Short version: I heard about Cloverstreet Indoor Market
at 4:30 today and rode a bike over before it closed. Small but with potential. Please go next weekend.
I'd been sent to Toronto for work in February, and while wandering about on a cold blustery day, ended up in the St Lawrence Market. Here's a video
of it, mostly shot in summer, but its bustling in the winter too. I love a good farmers market, and am used to the size of the summer market in Madison, Wisconsin, which laps the state capital and is where folks will get up and head downtown at 6am to get fresher broccoli than their neighbors. Toronto had the same vibe, although it was particularly wonderful 'cause it was unexpected to find that sort of break from the depth of winter.
A vacation got me overseas to Italy, and at the San Lorenzo
market in Florence I found a similar structure, and I have no doubt that the market continues through out what passes for cold weather there - folks in Europe seem to be much more willing to go to the source for *good* food rather than swinging through a Costco for cheap & convenient food.
Which brings us to hipster Portland, where the youth drink PBR but insist on locally sourced organic French fries. CSA (community supported agriculture) shares are a great way to get a large weekly box of veggies, but how do you pick up a couple carrots for this week's soup?

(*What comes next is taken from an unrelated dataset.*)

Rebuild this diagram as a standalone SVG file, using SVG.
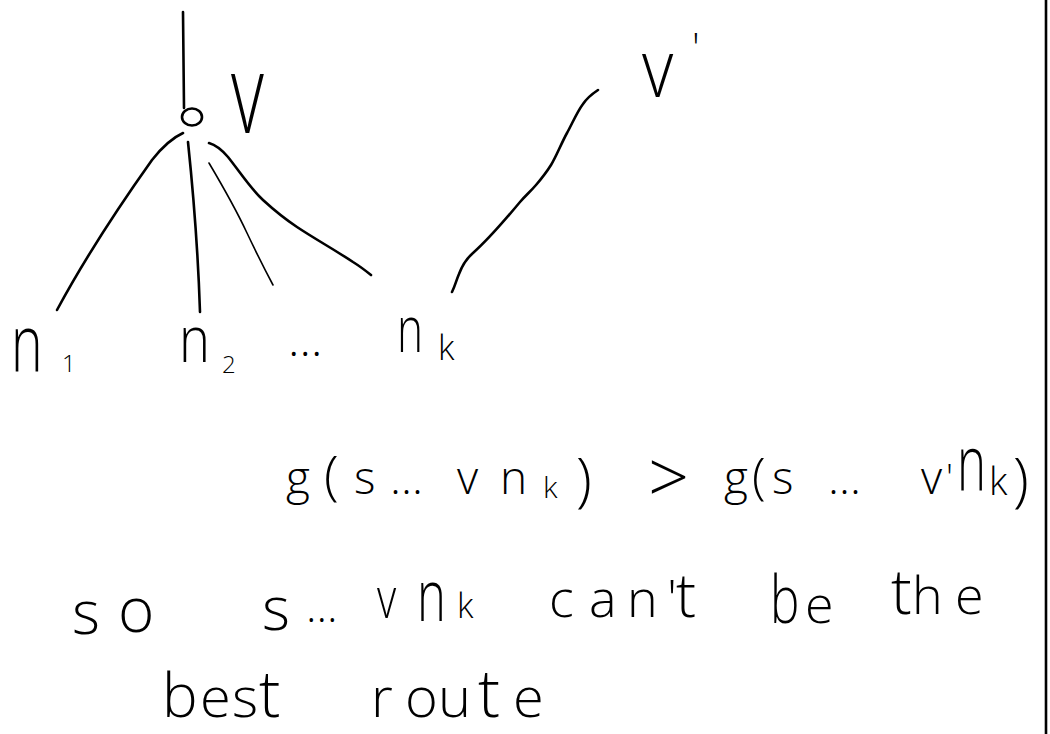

This weekend was the grand opening of the Cloverstreet Market, which is probably a stopgap, as the James Beard Market
is still in fundraising stage to put up a building for this sort of event - I suspect they are aiming for something similar to Pikes Place in Seattle with that process. Meanwhile, some venders are setting up booths in the underutilized, somewhat segregated portion of a mattress store on Sandy Blvd on the weekends.
I found out about it rather late in the day but popped over to see what was there. Parking by car looks to be limited, but there was a staple for my bike right out front. Through the automatic doors, I found:
* tamale vender
* sipping chocolate (I missed the samples!)
* tea blends
* potatoes, carrots, cabbage, beets, and other winter veggies (only 1 veggie vender?)
* frozen but local meats (got some tasty teriyaki beef sticks)
* fabric crafts (sorry, doesn't interest me, so I can't tell you what)
* fired tiles painted with portland scenes (I loved the voodoo donuts sign)
* empty spots where folks had already packed up (I did say I was late)
I hope this one takes off. The current location is extremely convenient to me, but I think a more down-town-y location might be better, once they outgrown the location on Sandy & 24th. More business means more venders - one would hope a CSA brings in extras for marketing purposes, or uses this as a drop point.
I encourage the locals to head there next weekend - they are doing Saturdays and Sundays from 9-5.